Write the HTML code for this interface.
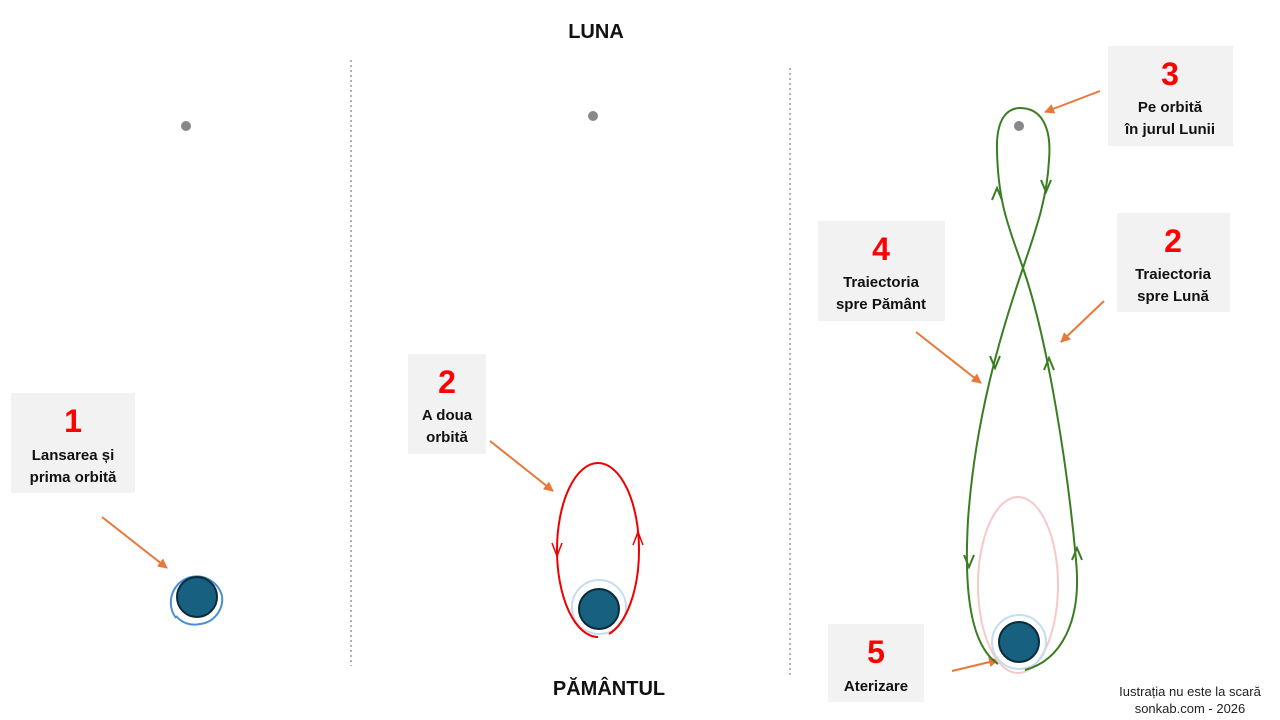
<!DOCTYPE html>
<html><head><meta charset="utf-8"><style>
html,body{margin:0;padding:0;background:#fff;}
svg{display:block;font-family:"Liberation Sans",sans-serif;}
.n{fill:#f00;font-weight:bold;font-size:32px;text-anchor:middle;}
.t{fill:#111;font-weight:bold;font-size:15px;text-anchor:middle;}
.b{fill:#f2f2f2;}
.or{stroke:#e8773a;stroke-width:2;fill:none;}
.g{stroke:#3a7d22;stroke-width:2;fill:none;}
</style></head><body>
<svg width="1280" height="720" viewBox="0 0 1280 720">
<defs>
<marker id="ao" viewBox="0 0 10 10" refX="9" refY="5" markerWidth="5" markerHeight="5" orient="auto"><path d="M0,0 L10,5 L0,10z" fill="#e8773a"/></marker>
</defs>
<text x="596" y="38" text-anchor="middle" font-weight="bold" font-size="20" fill="#111">LUNA</text>
<text x="609" y="695" text-anchor="middle" font-weight="bold" font-size="20" fill="#111">PĂMÂNTUL</text>
<line x1="351" y1="60" x2="351" y2="666" stroke="#999" stroke-width="1.5" stroke-dasharray="2,3"/>
<line x1="790" y1="68" x2="790" y2="675" stroke="#999" stroke-width="1.5" stroke-dasharray="2,3"/>
<circle cx="186" cy="126" r="5" fill="#888"/>
<circle cx="593" cy="116" r="5" fill="#888"/>
<circle cx="1019" cy="126" r="5" fill="#888"/>

<!-- panel1 -->
<rect class="b" x="11" y="393" width="124" height="100"/>
<text class="n" x="73" y="432">1</text>
<text class="t" x="73" y="460">Lansarea și</text>
<text class="t" x="73" y="482">prima orbită</text>
<line class="or" x1="102" y1="517" x2="167" y2="568" marker-end="url(#ao)"/>
<path d="M176,618 A26,26 0 1 1 222,596 A25,25 0 0 1 200,624 A24,24 0 0 1 176,616" fill="none" stroke="#4a8fd4" stroke-width="2"/>
<circle cx="197" cy="597" r="20" fill="#17607f" stroke="#0b2a3a" stroke-width="2"/>

<!-- panel2 -->
<rect class="b" x="408" y="354" width="78" height="100"/>
<text class="n" x="447" y="393">2</text>
<text class="t" x="447" y="420">A doua</text>
<text class="t" x="447" y="442">orbită</text>
<line class="or" x1="490" y1="441" x2="553" y2="491" marker-end="url(#ao)"/>
<circle cx="599" cy="607" r="27" fill="none" stroke="#c6dcef" stroke-width="2"/>
<path d="M598,637 A41,87 0 0 1 557,550 A41,87 0 0 1 639,550 A41,87 0 0 1 609,634" fill="none" stroke="#e00" stroke-width="2"/>
<path d="M552,543 L557,556 L562,543" fill="none" stroke="#e00" stroke-width="1.5"/>
<path d="M633,545 L638,532 L643,545" fill="none" stroke="#e00" stroke-width="1.5"/>
<circle cx="599" cy="609" r="20" fill="#17607f" stroke="#0b2a3a" stroke-width="2"/>

<!-- panel3 -->
<rect class="b" x="1108" y="46" width="125" height="100"/>
<text class="n" x="1170" y="85">3</text>
<text class="t" x="1170" y="112">Pe orbită</text>
<text class="t" x="1170" y="134">în jurul Lunii</text>
<line class="or" x1="1100" y1="91" x2="1045" y2="112" marker-end="url(#ao)"/>

<rect class="b" x="818" y="221" width="127" height="100"/>
<text class="n" x="881" y="260">4</text>
<text class="t" x="881" y="287">Traiectoria</text>
<text class="t" x="881" y="309">spre Pământ</text>
<line class="or" x1="916" y1="332" x2="981" y2="383" marker-end="url(#ao)"/>

<rect class="b" x="1117" y="213" width="113" height="99"/>
<text class="n" x="1173" y="252">2</text>
<text class="t" x="1173" y="279">Traiectoria</text>
<text class="t" x="1173" y="301">spre Lună</text>
<line class="or" x1="1104" y1="301" x2="1061" y2="342" marker-end="url(#ao)"/>

<rect class="b" x="828" y="624" width="96" height="78"/>
<text class="n" x="876" y="663">5</text>
<text class="t" x="876" y="691">Aterizare</text>
<line class="or" x1="952" y1="671" x2="998" y2="660" marker-end="url(#ao)"/>

<ellipse cx="1018" cy="585" rx="40" ry="88" fill="none" stroke="#f6c9c9" stroke-width="2"/>
<circle cx="1019" cy="642" r="27" fill="none" stroke="#c6dcef" stroke-width="2"/>
<path class="g" d="M1025,670 C1062,660 1082,620 1076,560 C1068,470 1048,340 1023,268 C1010,230 998,205 997,150 C996,118 1008,108 1020,108 C1040,108 1052,125 1049,160 C1047,200 1035,232 1023,268 C1000,335 975,420 968,520 C964,590 970,645 998,664"/>
<path class="g" stroke-width="1.5" d="M992,200 L997,188 L1002,200 M1041,180 L1046,192 L1051,180 M990,356 L995,368 L1000,356 M1044,370 L1049,358 L1054,370 M964,555 L969,567 L974,555 M1072,560 L1077,548 L1082,560"/>
<circle cx="1019" cy="642" r="20" fill="#17607f" stroke="#0b2a3a" stroke-width="2"/>

<text x="1190" y="696" text-anchor="middle" font-size="13" fill="#222">Iustrația nu este la scară</text>
<text x="1190" y="713" text-anchor="middle" font-size="13" fill="#222">sonkab.com - 2026</text>
</svg>
</body></html>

- PROBLEM STATEMENT: Give back every line exactly as it stands, pictures excluded.

- ANSWER TO THIS TASK:
Write the HTML code for this interface.
<!DOCTYPE html>
<html><head><meta charset="utf-8"><style>
html,body{margin:0;padding:0;background:#fff;}
svg{display:block;font-family:"Liberation Sans",sans-serif;}
.n{fill:#f00;font-weight:bold;font-size:32px;text-anchor:middle;}
.t{fill:#111;font-weight:bold;font-size:15px;text-anchor:middle;}
.b{fill:#f2f2f2;}
.or{stroke:#e8773a;stroke-width:2;fill:none;}
.g{stroke:#3a7d22;stroke-width:2;fill:none;}
</style></head><body>
<svg width="1280" height="720" viewBox="0 0 1280 720">
<defs>
<marker id="ao" viewBox="0 0 10 10" refX="9" refY="5" markerWidth="5" markerHeight="5" orient="auto"><path d="M0,0 L10,5 L0,10z" fill="#e8773a"/></marker>
</defs>
<text x="596" y="38" text-anchor="middle" font-weight="bold" font-size="20" fill="#111">LUNA</text>
<text x="609" y="695" text-anchor="middle" font-weight="bold" font-size="20" fill="#111">PĂMÂNTUL</text>
<line x1="351" y1="60" x2="351" y2="666" stroke="#999" stroke-width="1.5" stroke-dasharray="2,3"/>
<line x1="790" y1="68" x2="790" y2="675" stroke="#999" stroke-width="1.5" stroke-dasharray="2,3"/>
<circle cx="186" cy="126" r="5" fill="#888"/>
<circle cx="593" cy="116" r="5" fill="#888"/>
<circle cx="1019" cy="126" r="5" fill="#888"/>

<!-- panel1 -->
<rect class="b" x="11" y="393" width="124" height="100"/>
<text class="n" x="73" y="432">1</text>
<text class="t" x="73" y="460">Lansarea și</text>
<text class="t" x="73" y="482">prima orbită</text>
<line class="or" x1="102" y1="517" x2="167" y2="568" marker-end="url(#ao)"/>
<path d="M176,618 A26,26 0 1 1 222,596 A25,25 0 0 1 200,624 A24,24 0 0 1 176,616" fill="none" stroke="#4a8fd4" stroke-width="2"/>
<circle cx="197" cy="597" r="20" fill="#17607f" stroke="#0b2a3a" stroke-width="2"/>

<!-- panel2 -->
<rect class="b" x="408" y="354" width="78" height="100"/>
<text class="n" x="447" y="393">2</text>
<text class="t" x="447" y="420">A doua</text>
<text class="t" x="447" y="442">orbită</text>
<line class="or" x1="490" y1="441" x2="553" y2="491" marker-end="url(#ao)"/>
<circle cx="599" cy="607" r="27" fill="none" stroke="#c6dcef" stroke-width="2"/>
<path d="M598,637 A41,87 0 0 1 557,550 A41,87 0 0 1 639,550 A41,87 0 0 1 609,634" fill="none" stroke="#e00" stroke-width="2"/>
<path d="M552,543 L557,556 L562,543" fill="none" stroke="#e00" stroke-width="1.5"/>
<path d="M633,545 L638,532 L643,545" fill="none" stroke="#e00" stroke-width="1.5"/>
<circle cx="599" cy="609" r="20" fill="#17607f" stroke="#0b2a3a" stroke-width="2"/>

<!-- panel3 -->
<rect class="b" x="1108" y="46" width="125" height="100"/>
<text class="n" x="1170" y="85">3</text>
<text class="t" x="1170" y="112">Pe orbită</text>
<text class="t" x="1170" y="134">în jurul Lunii</text>
<line class="or" x1="1100" y1="91" x2="1045" y2="112" marker-end="url(#ao)"/>

<rect class="b" x="818" y="221" width="127" height="100"/>
<text class="n" x="881" y="260">4</text>
<text class="t" x="881" y="287">Traiectoria</text>
<text class="t" x="881" y="309">spre Pământ</text>
<line class="or" x1="916" y1="332" x2="981" y2="383" marker-end="url(#ao)"/>

<rect class="b" x="1117" y="213" width="113" height="99"/>
<text class="n" x="1173" y="252">2</text>
<text class="t" x="1173" y="279">Traiectoria</text>
<text class="t" x="1173" y="301">spre Lună</text>
<line class="or" x1="1104" y1="301" x2="1061" y2="342" marker-end="url(#ao)"/>

<rect class="b" x="828" y="624" width="96" height="78"/>
<text class="n" x="876" y="663">5</text>
<text class="t" x="876" y="691">Aterizare</text>
<line class="or" x1="952" y1="671" x2="998" y2="660" marker-end="url(#ao)"/>

<ellipse cx="1018" cy="585" rx="40" ry="88" fill="none" stroke="#f6c9c9" stroke-width="2"/>
<circle cx="1019" cy="642" r="27" fill="none" stroke="#c6dcef" stroke-width="2"/>
<path class="g" d="M1025,670 C1062,660 1082,620 1076,560 C1068,470 1048,340 1023,268 C1010,230 998,205 997,150 C996,118 1008,108 1020,108 C1040,108 1052,125 1049,160 C1047,200 1035,232 1023,268 C1000,335 975,420 968,520 C964,590 970,645 998,664"/>
<path class="g" stroke-width="1.5" d="M992,200 L997,188 L1002,200 M1041,180 L1046,192 L1051,180 M990,356 L995,368 L1000,356 M1044,370 L1049,358 L1054,370 M964,555 L969,567 L974,555 M1072,560 L1077,548 L1082,560"/>
<circle cx="1019" cy="642" r="20" fill="#17607f" stroke="#0b2a3a" stroke-width="2"/>

<text x="1190" y="696" text-anchor="middle" font-size="13" fill="#222">Iustrația nu este la scară</text>
<text x="1190" y="713" text-anchor="middle" font-size="13" fill="#222">sonkab.com - 2026</text>
</svg>
</body></html>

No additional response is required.